Women are even harder to prosecute, due to their assumed non-aggressive and domestic roles. Indeed, the classical jihadi doctrine defines a woman’s role as non-combative, limited to being a wife and a mother, with tasks like supporting her husband and educating the next generation of jihadists. Testimonials from female returnees reflect this, as most claim to have not committed any crimes. Some even go as far as claiming to have been deceived to think they were going on holiday in Turkey but ended up in Syria instead.

Indeed, most women leaving Western Balkans for Iraq or Syria did travel with their husbands, but according to a 2015 report by Quiliam ‘female supporters are just as aware of what life in the “caliphate” holds for them […] as their male counterparts are’. In addition, when radicalised, women have equally persistent beliefs to men. An internal report by the French Ministry of Justice reflects their awareness, since the majority of the French women travelling to the Caliphate deliberately joined the Islamic State to “practise their faith without Western oppression”.

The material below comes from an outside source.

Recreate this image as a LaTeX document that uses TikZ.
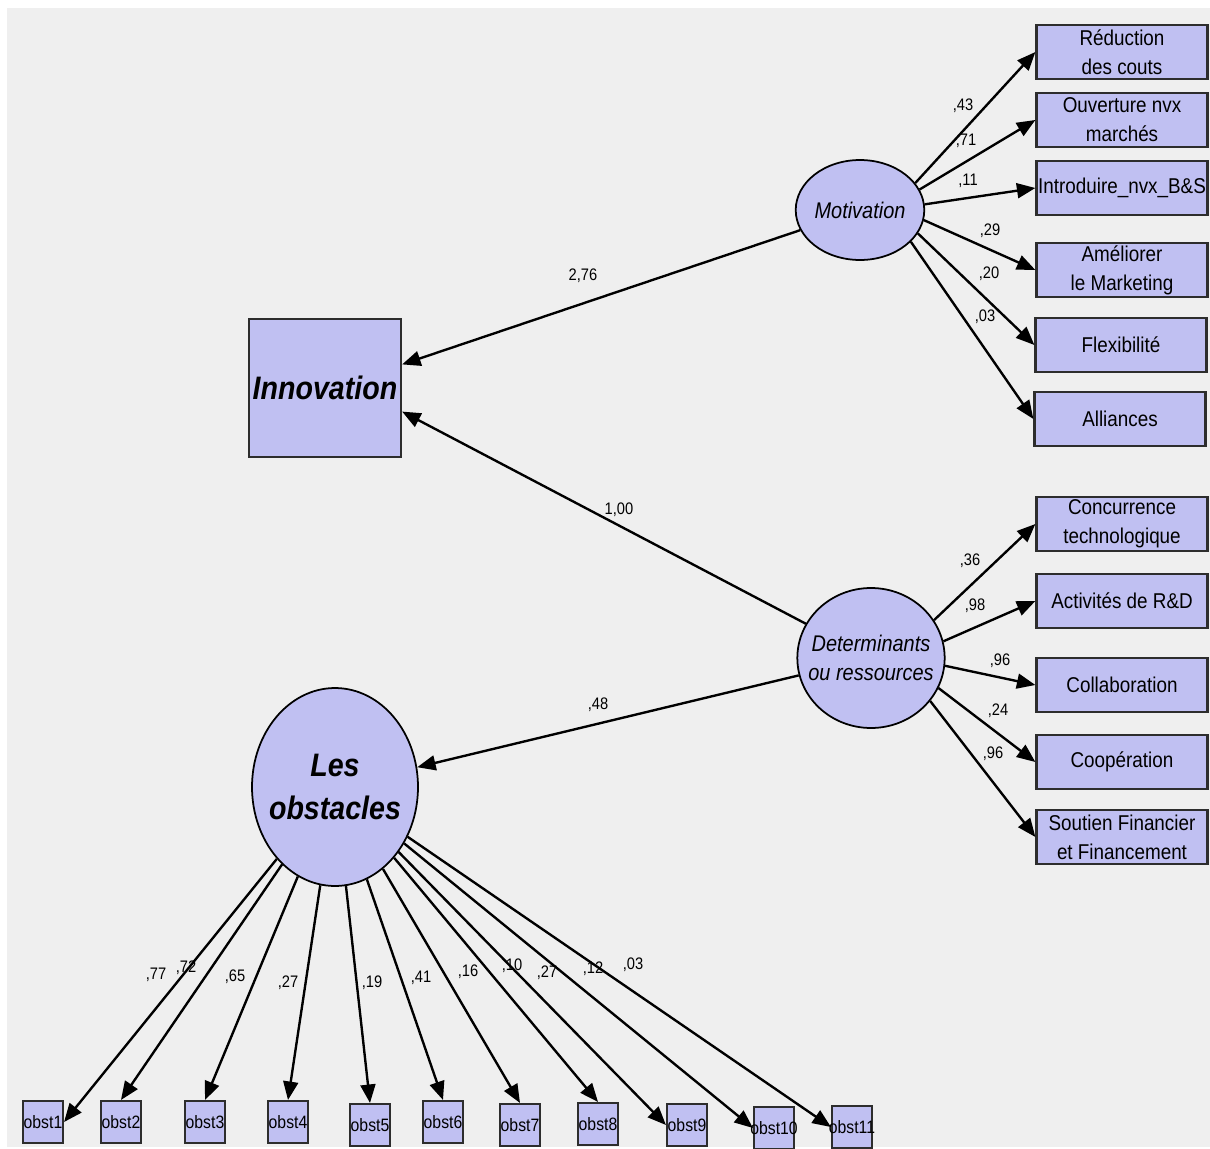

Research of life inside Islamic State’s has shown that not all women in the caliphate are merely housewives. Foreign women especially, held active roles as an online recruiter or a member of the female run morality police (al-Khansaa brigade). A report by the International Center for the Study of Violent Extremism notes that members of the al-Khansaa brigade undergo military and intelligence training and use violence to punish female violators of morality law. Allegedly, a Kosovar woman “is the main online recruiter of ethnic Albanian females”. She even set up and led a female training camp in Syria to host “dozens of women and girls from Kosovo, Albania and Macedonia”.

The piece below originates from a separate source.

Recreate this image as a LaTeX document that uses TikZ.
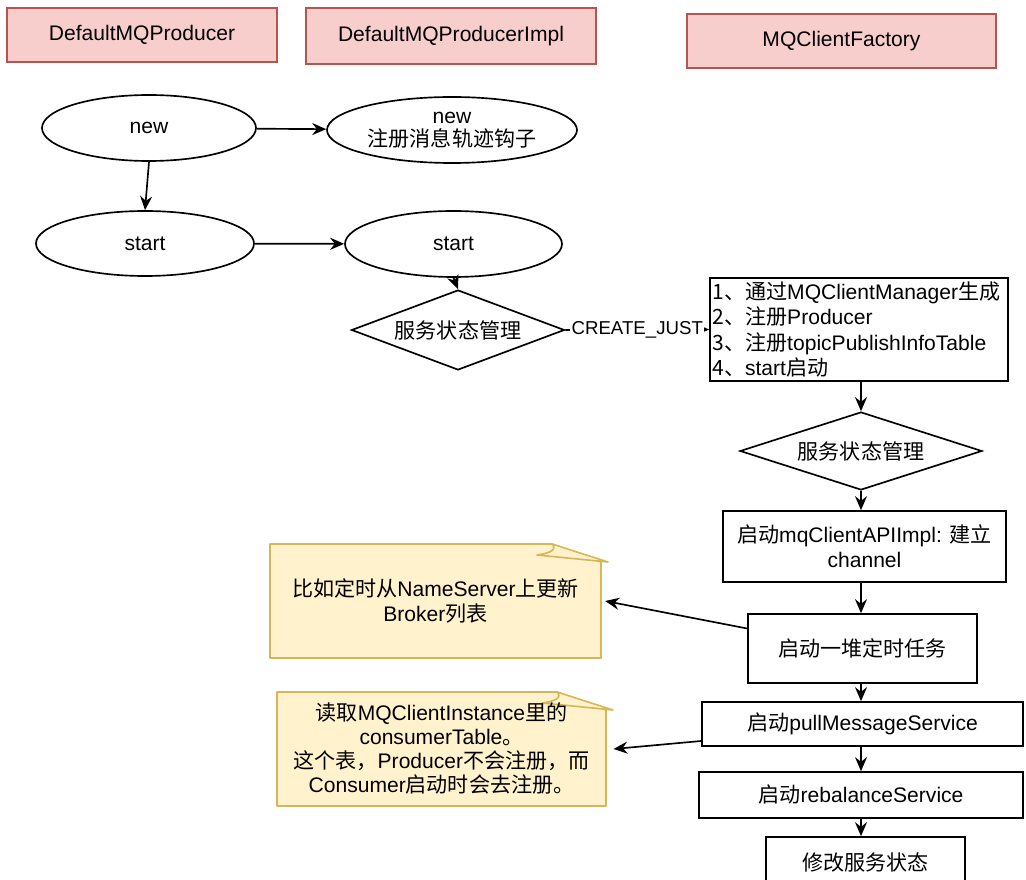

Following IS military defeats, it has become more accepted for female supporters to pick up arms (Winter and Margolin, p. 26). As Elizabeth Pearson correctly states, the Battle of Mosul marked the beginning of a new doctrine regarding women, as they were urged to launch attacks, including in the West. Months after IS major setbacks in in large parts of Iraq and Syria, its organs published an increasing amount of propaganda regarding the combative role of women, including a video showing women fighting on the front line.

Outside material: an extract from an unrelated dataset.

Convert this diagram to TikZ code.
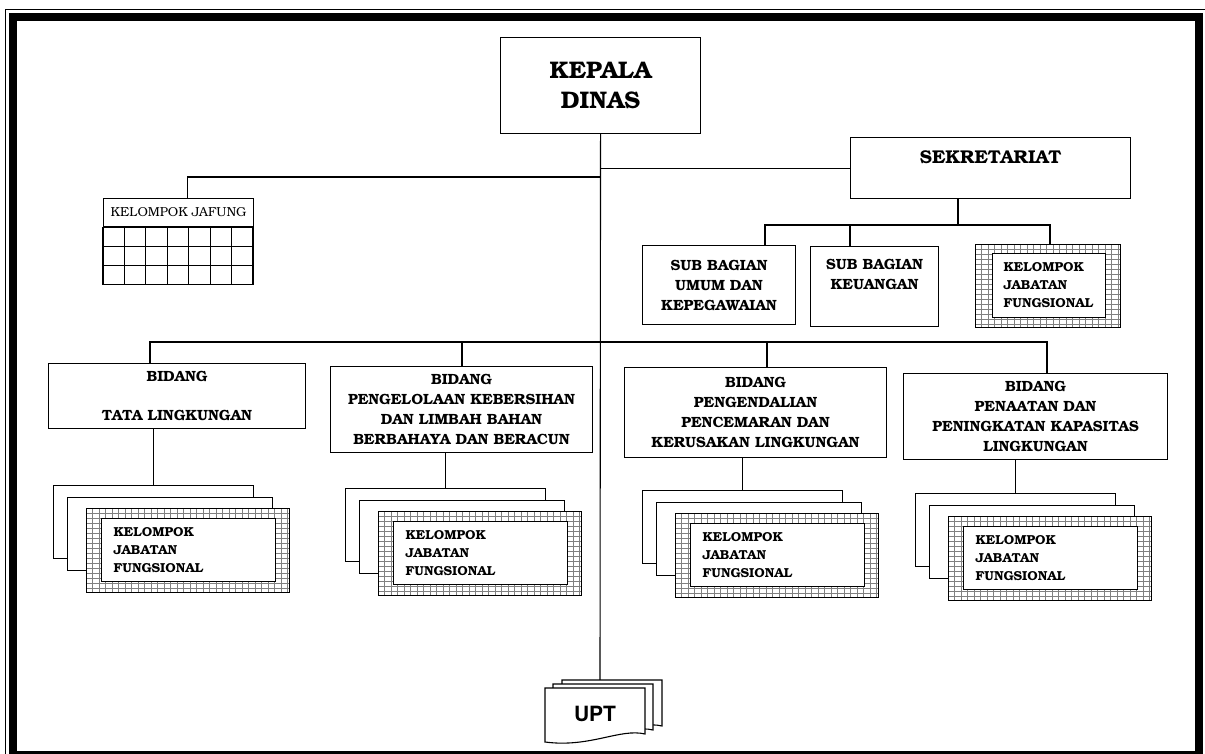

It is likely that female returnees are downplaying their commitment to the organisation and their roles inside the caliphate to avoid prosecution. By portraying themselves as victims with a domestic role, female IS supporters know that it is difficult to built a case on existing legislation. Currently, the legislation that is used to prosecute those travelling to Iraq and Syria is a recently added section in the penal code, tailored to the foreign fighter phenomenon.

Between 2014 and 2015 all the Western Balkan countries amended their penal codes, enabling them to prosecute anyone who enlisted in a foreign military, paramilitary or parapolice formations or encouraged others to do so. However, this does not consider the role of the Islamic State as a proto-state, in which women live away from the frontlines and are mostly supporting the organisation’s cause with non-combative roles.

Constrained by unsuited legislation, a lack of evidence and a narrative of victimisation by female returnees, it is difficult for prosecutors to build a case against them. As a result, many women avoid prosecution altogether.